Posted to dev@spamassassin.apache.org by Theo Van Dinter <fe...@kluge.net> on 2004/01/12 02:13:40 UTC

muhaha! multipart/alternative evaltest ...

I haven't done a lot of work on this yet, but ...  I wrote up a very
simple algorithm that figures out the % difference of the text and html
parts of a message.  The theory goes that the closer to 0 the difference
is, the less-likely the message is to be spam.

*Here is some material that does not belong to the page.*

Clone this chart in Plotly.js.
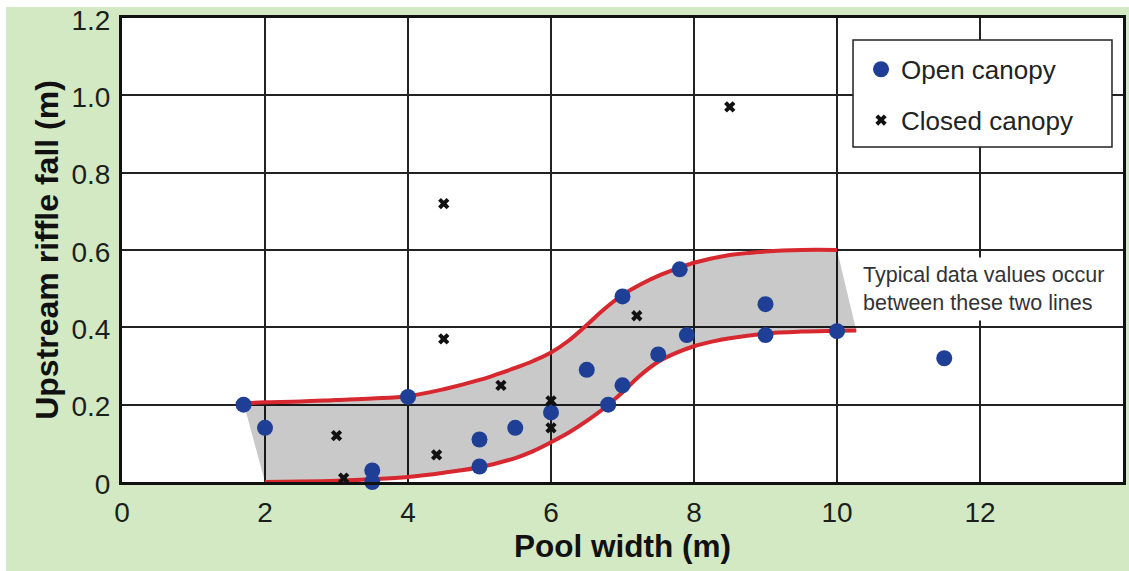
<!DOCTYPE html>
<html>
<head>
<meta charset="utf-8">
<script src="https://cdn.plot.ly/plotly-3.0.1.min.js"></script>
<style>
  html, body { margin: 0; padding: 0; background: #ffffff; }
  #bg { position: absolute; left: 6px; top: 7px; width: 1123px; height: 564px; background: #d3e9c4; }
  #chart { position: absolute; left: 0; top: 0; width: 1129px; height: 571px; }
</style>
</head>
<body>
<div id="bg"></div>
<div id="chart"></div>
<script>
// Open canopy observations
const openX = [1.7, 2.0, 4.0, 3.5, 3.5, 5.0, 5.0, 5.5, 6.0, 6.5, 6.8, 7.0, 7.0, 7.5, 7.8, 7.9, 9.0, 9.0, 10.0, 11.5];
const openY = [0.2, 0.14, 0.22, 0.03, 0.0, 0.11, 0.04, 0.14, 0.18, 0.29, 0.2, 0.48, 0.25, 0.33, 0.55, 0.38, 0.46, 0.38, 0.39, 0.32];

// Closed canopy observations
const closedX = [3.0, 3.1, 4.4, 4.5, 4.5, 5.3, 6.0, 6.0, 7.2, 8.5];
const closedY = [0.12, 0.01, 0.07, 0.37, 0.72, 0.25, 0.21, 0.14, 0.43, 0.97];

// Envelope lines (typical range)
const upperX = [1.7, 2.0, 2.5, 3.0, 3.5, 4.0, 4.5, 5.0, 5.25, 5.5, 5.75, 6.0, 6.25, 6.5, 6.75, 7.0, 7.25, 7.5, 7.75, 8.0, 8.5, 9.0, 9.5, 10.0];
const upperY = [0.204, 0.206, 0.208, 0.212, 0.216, 0.222, 0.240, 0.264, 0.279, 0.295, 0.313, 0.335, 0.366, 0.406, 0.448, 0.484, 0.511, 0.533, 0.551, 0.567, 0.587, 0.596, 0.600, 0.600];
const lowerX = [2.0, 2.5, 3.0, 3.5, 4.0, 4.5, 5.0, 5.5, 5.75, 6.0, 6.25, 6.5, 6.75, 7.0, 7.25, 7.5, 7.75, 8.0, 8.25, 8.5, 9.0, 9.5, 10.0, 10.27];
const lowerY = [0.0, 0.001, 0.003, 0.007, 0.013, 0.024, 0.038, 0.062, 0.080, 0.103, 0.128, 0.158, 0.192, 0.232, 0.276, 0.311, 0.334, 0.351, 0.363, 0.372, 0.384, 0.389, 0.391, 0.392];

// Tick labels
const xTickVals = [0, 2, 4, 6, 8, 10, 12];
const xTickText = ['0', '2', '4', '6', '8', '10', '12'];
const yTickVals = [0, 0.2, 0.4, 0.6, 0.8, 1.0, 1.2];
const yTickText = ['0', '0.2', '0.4', '0.6', '0.8', '1.0', '1.2'];

const FONT = 'Liberation Sans, Arial, Helvetica, sans-serif';
const RED = '#d7282f';

const traces = [
  {
    x: lowerX, y: lowerY, type: 'scatter', mode: 'lines',
    line: {color: RED, width: 4, shape: 'spline', smoothing: 1},
    showlegend: false, hoverinfo: 'skip'
  },
  {
    x: upperX, y: upperY, type: 'scatter', mode: 'lines',
    line: {color: RED, width: 4, shape: 'spline', smoothing: 1},
    fill: 'tonexty', fillcolor: 'rgba(0,0,0,0.21)',
    showlegend: false, hoverinfo: 'skip'
  },
  {
    x: openX, y: openY, type: 'scatter', mode: 'markers', name: 'Open canopy',
    legendgroup: 'a',
    marker: {symbol: 'circle', size: 16, color: '#1f3f96'},
    cliponaxis: false
  },
  {
    x: closedX, y: closedY, type: 'scatter', mode: 'markers', name: 'Closed canopy',
    legendgroup: 'b',
    marker: {symbol: 'x', size: 10, color: '#111111'},
    cliponaxis: false
  }
];

const layout = {
  width: 1129, height: 571,
  margin: {l: 122, r: 6, t: 18, b: 89},
  paper_bgcolor: 'rgba(0,0,0,0)',
  plot_bgcolor: '#ffffff',
  font: {family: FONT, color: '#1b1f1b'},
  xaxis: {
    range: [0, 14], tickvals: xTickVals, ticktext: xTickText,
    showgrid: true, gridcolor: '#222222', gridwidth: 2,
    showline: true, mirror: true, linecolor: '#111111', linewidth: 3,
    zeroline: false, ticks: '', tickfont: {size: 28, family: FONT},
    ticklabelstandoff: 3,
    title: {text: 'Pool width (m)', font: {size: 31.5, family: FONT, weight: 'bold', color: '#111'}, standoff: 2},
    automargin: false, fixedrange: true
  },
  yaxis: {
    range: [0, 1.2], tickvals: yTickVals, ticktext: yTickText,
    showgrid: true, gridcolor: '#222222', gridwidth: 2,
    showline: true, mirror: true, linecolor: '#111111', linewidth: 3,
    zeroline: false, ticks: '', tickfont: {size: 28, family: FONT},
    ticklabelstandoff: 3, ticklabelshift: 2,
    title: {text: 'Upstream riffle fall (m)', font: {size: 32, family: FONT, weight: 'bold', color: '#111'}, standoff: 4},
    automargin: false, fixedrange: true
  },
  showlegend: true,
  legend: {
    x: 0.7383, y: 0.94, xanchor: 'left', yanchor: 'top',
    bgcolor: 'rgba(0,0,0,0)', borderwidth: 0,
    font: {size: 26, family: FONT, color: '#222'},
    traceorder: 'grouped', tracegroupgap: 14, itemclick: false
  },
  shapes: [
    {type: 'rect', xref: 'paper', yref: 'paper', x0: 0.7303, x1: 0.989, y0: 0.722, y1: 0.9526,
     fillcolor: '#ffffff', line: {color: '#222222', width: 1.5}, layer: 'above'}
  ],
  annotations: [
    {x: 10.28, y: 0.5, xref: 'x', yref: 'y', xanchor: 'left', yanchor: 'middle',
     text: 'Typical data values occur<br>between these two lines', align: 'left',
     showarrow: false, bgcolor: '#ffffff', borderpad: 5,
     font: {size: 21.5, family: FONT, color: '#333333'}}
  ]
};

Plotly.newPlot('chart', traces, layout, {displayModeBar: false, staticPlot: true});
</script>
</body>
</html>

In a quick test from a few messages in each set:

ham		left: 32, orig: 448, difference: 7.14%
ham		left: 11, orig: 148, difference: 7.43%
ham		left: 36, orig: 72, difference: 50.00%		# I have to look at this one
spam		left: 216, orig: 218, difference: 99.08%
spam		left: 91, orig: 91, difference: 100.00%
spam		left: 46, orig: 46, difference: 100.00%

:)  I'm going to try refining it a bit more, then put it in as an
eval test.  (BTW: as a side-effect, this test will also catch the m/a
messages that only have a html part ... ;))

-- 
Randomly Generated Tagline:
"Special?  Our longest phone conversation is 'Get over here.'" - Ross on ER

Re: muhaha! multipart/alternative evaltest ...

Posted by Theo Van Dinter <fe...@kluge.net>.

On Sun, Jan 11, 2004 at 08:13:40PM -0500, Theo Van Dinter wrote:
> ham		left: 36, orig: 72, difference: 50.00%		# I have to look at this one

Turns out this was a bug in the MIME parser (HTML wasn't being rendered).
Now that the bug is fixed:

left: 3, orig: 53, difference: 5.66%

-- 
Randomly Generated Tagline:
"Linux: the operating system with a CLUE...
 Command Line User Environment".
 (seen in a posting in comp.software.testing)

RE: muhaha! multipart/alternative evaltest ...

Posted by Gary Funck <ga...@intrepid.com>.


I agree. It would be a confirming indication of spam.

> From: Theo Van Dinter
> Sent: Sunday, January 11, 2004 7:44 PM
>
> On Sun, Jan 11, 2004 at 05:37:07PM -0800, Gary Funck wrote:
> > Rather than compare one alternative part to the other, would
> the following
> > make sense:
> >    score = max (score (text part), score (html part));
>
> Hrm.  I still think comparing is good (rules should catch spammer tricks),

Re: muhaha! multipart/alternative evaltest ...

Posted by Theo Van Dinter <fe...@kluge.net>.

On Sun, Jan 11, 2004 at 05:37:07PM -0800, Gary Funck wrote:
> Rather than compare one alternative part to the other, would the following
> make sense:
>    score = max (score (text part), score (html part));

Hrm.  I still think comparing is good (rules should catch spammer tricks),
but that might not be bad either.  It would require changing the flow
of rules a bit (at least putting in a loop around the body/uri rules,
then deciding which has the higher score).

-- 
Randomly Generated Tagline:
Hmm, doubtful.  The source code generally wasn't there when I needed it.
              -- Larry Wall when asked if he learned Perl from the perl source

RE: muhaha! multipart/alternative evaltest ...

Posted by Gary Funck <ga...@intrepid.com>.


I look forward to seeing how your tests work out.

Rather than compare one alternative part to the other, would the following
make sense:
   score = max (score (text part), score (html part));


> From: Theo Van Dinter
> Sent: Sunday, January 11, 2004 5:14 PM
>
> I haven't done a lot of work on this yet, but ...  I wrote up a very
> simple algorithm that figures out the % difference of the text and html
> parts of a message.  The theory goes that the closer to 0 the difference
> is, the less-likely the message is to be spam.
> 
>>